**Your goal**
All lines below must be repeated exactly, with the pictures omitted.

[start]

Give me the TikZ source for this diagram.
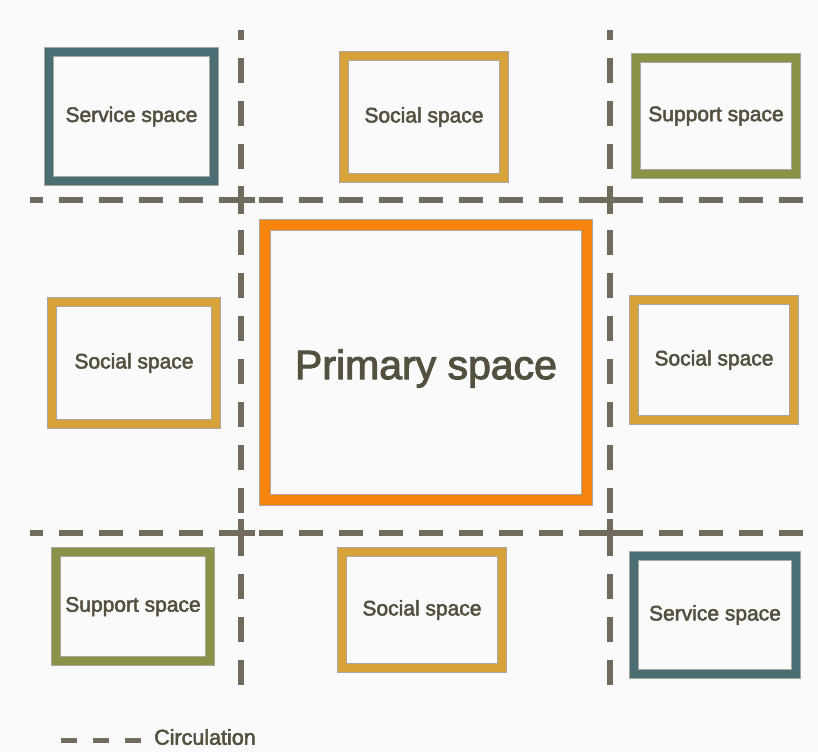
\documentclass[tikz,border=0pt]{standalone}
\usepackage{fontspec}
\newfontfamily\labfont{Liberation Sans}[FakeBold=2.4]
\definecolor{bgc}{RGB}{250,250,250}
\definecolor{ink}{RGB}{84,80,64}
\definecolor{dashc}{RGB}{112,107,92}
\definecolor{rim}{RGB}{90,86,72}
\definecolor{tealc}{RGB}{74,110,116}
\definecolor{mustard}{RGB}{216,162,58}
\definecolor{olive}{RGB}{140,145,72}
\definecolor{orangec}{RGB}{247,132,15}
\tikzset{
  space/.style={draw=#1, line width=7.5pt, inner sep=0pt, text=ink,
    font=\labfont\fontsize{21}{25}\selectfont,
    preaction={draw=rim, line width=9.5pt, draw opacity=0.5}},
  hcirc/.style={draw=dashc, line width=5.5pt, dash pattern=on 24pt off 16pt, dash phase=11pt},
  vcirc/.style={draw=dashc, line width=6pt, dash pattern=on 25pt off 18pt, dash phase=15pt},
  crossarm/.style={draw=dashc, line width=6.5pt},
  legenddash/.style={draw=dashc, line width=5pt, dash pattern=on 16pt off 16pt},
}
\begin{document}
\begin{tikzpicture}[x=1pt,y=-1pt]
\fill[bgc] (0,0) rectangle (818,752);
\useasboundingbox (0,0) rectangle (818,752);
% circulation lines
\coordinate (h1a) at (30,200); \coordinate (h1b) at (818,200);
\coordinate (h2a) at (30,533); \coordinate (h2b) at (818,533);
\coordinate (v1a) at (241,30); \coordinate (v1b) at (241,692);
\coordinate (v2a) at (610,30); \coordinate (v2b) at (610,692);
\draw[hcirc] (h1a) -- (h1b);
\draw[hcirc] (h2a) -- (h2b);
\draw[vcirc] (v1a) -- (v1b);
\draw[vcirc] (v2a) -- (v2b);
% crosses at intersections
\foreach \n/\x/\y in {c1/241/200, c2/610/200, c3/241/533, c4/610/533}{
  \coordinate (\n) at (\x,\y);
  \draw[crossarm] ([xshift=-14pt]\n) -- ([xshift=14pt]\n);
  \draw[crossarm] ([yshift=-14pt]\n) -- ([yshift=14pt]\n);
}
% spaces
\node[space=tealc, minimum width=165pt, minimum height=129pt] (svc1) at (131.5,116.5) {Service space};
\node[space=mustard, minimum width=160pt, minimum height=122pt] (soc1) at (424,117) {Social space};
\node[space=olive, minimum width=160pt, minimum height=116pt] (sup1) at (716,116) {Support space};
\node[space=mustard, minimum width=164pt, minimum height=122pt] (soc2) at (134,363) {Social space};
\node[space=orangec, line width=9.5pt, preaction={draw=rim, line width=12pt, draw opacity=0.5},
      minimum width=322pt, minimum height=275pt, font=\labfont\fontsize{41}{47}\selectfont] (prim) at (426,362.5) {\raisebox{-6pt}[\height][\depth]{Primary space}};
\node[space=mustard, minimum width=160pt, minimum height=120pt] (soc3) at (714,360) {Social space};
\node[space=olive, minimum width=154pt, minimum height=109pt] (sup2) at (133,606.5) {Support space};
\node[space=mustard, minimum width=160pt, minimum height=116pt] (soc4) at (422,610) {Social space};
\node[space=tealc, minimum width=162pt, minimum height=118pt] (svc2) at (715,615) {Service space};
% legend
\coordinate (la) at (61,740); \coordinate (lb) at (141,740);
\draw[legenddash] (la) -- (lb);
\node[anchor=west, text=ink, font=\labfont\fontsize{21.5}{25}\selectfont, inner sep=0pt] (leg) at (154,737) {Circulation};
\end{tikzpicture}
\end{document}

[end]

**Expected output**
Give me the TikZ source for this diagram.
\documentclass[tikz,border=0pt]{standalone}
\usepackage{fontspec}
\newfontfamily\labfont{Liberation Sans}[FakeBold=2.4]
\definecolor{bgc}{RGB}{250,250,250}
\definecolor{ink}{RGB}{84,80,64}
\definecolor{dashc}{RGB}{112,107,92}
\definecolor{rim}{RGB}{90,86,72}
\definecolor{tealc}{RGB}{74,110,116}
\definecolor{mustard}{RGB}{216,162,58}
\definecolor{olive}{RGB}{140,145,72}
\definecolor{orangec}{RGB}{247,132,15}
\tikzset{
  space/.style={draw=#1, line width=7.5pt, inner sep=0pt, text=ink,
    font=\labfont\fontsize{21}{25}\selectfont,
    preaction={draw=rim, line width=9.5pt, draw opacity=0.5}},
  hcirc/.style={draw=dashc, line width=5.5pt, dash pattern=on 24pt off 16pt, dash phase=11pt},
  vcirc/.style={draw=dashc, line width=6pt, dash pattern=on 25pt off 18pt, dash phase=15pt},
  crossarm/.style={draw=dashc, line width=6.5pt},
  legenddash/.style={draw=dashc, line width=5pt, dash pattern=on 16pt off 16pt},
}
\begin{document}
\begin{tikzpicture}[x=1pt,y=-1pt]
\fill[bgc] (0,0) rectangle (818,752);
\useasboundingbox (0,0) rectangle (818,752);
% circulation lines
\coordinate (h1a) at (30,200); \coordinate (h1b) at (818,200);
\coordinate (h2a) at (30,533); \coordinate (h2b) at (818,533);
\coordinate (v1a) at (241,30); \coordinate (v1b) at (241,692);
\coordinate (v2a) at (610,30); \coordinate (v2b) at (610,692);
\draw[hcirc] (h1a) -- (h1b);
\draw[hcirc] (h2a) -- (h2b);
\draw[vcirc] (v1a) -- (v1b);
\draw[vcirc] (v2a) -- (v2b);
% crosses at intersections
\foreach \n/\x/\y in {c1/241/200, c2/610/200, c3/241/533, c4/610/533}{
  \coordinate (\n) at (\x,\y);
  \draw[crossarm] ([xshift=-14pt]\n) -- ([xshift=14pt]\n);
  \draw[crossarm] ([yshift=-14pt]\n) -- ([yshift=14pt]\n);
}
% spaces
\node[space=tealc, minimum width=165pt, minimum height=129pt] (svc1) at (131.5,116.5) {Service space};
\node[space=mustard, minimum width=160pt, minimum height=122pt] (soc1) at (424,117) {Social space};
\node[space=olive, minimum width=160pt, minimum height=116pt] (sup1) at (716,116) {Support space};
\node[space=mustard, minimum width=164pt, minimum height=122pt] (soc2) at (134,363) {Social space};
\node[space=orangec, line width=9.5pt, preaction={draw=rim, line width=12pt, draw opacity=0.5},
      minimum width=322pt, minimum height=275pt, font=\labfont\fontsize{41}{47}\selectfont] (prim) at (426,362.5) {\raisebox{-6pt}[\height][\depth]{Primary space}};
\node[space=mustard, minimum width=160pt, minimum height=120pt] (soc3) at (714,360) {Social space};
\node[space=olive, minimum width=154pt, minimum height=109pt] (sup2) at (133,606.5) {Support space};
\node[space=mustard, minimum width=160pt, minimum height=116pt] (soc4) at (422,610) {Social space};
\node[space=tealc, minimum width=162pt, minimum height=118pt] (svc2) at (715,615) {Service space};
% legend
\coordinate (la) at (61,740); \coordinate (lb) at (141,740);
\draw[legenddash] (la) -- (lb);
\node[anchor=west, text=ink, font=\labfont\fontsize{21.5}{25}\selectfont, inner sep=0pt] (leg) at (154,737) {Circulation};
\end{tikzpicture}
\end{document}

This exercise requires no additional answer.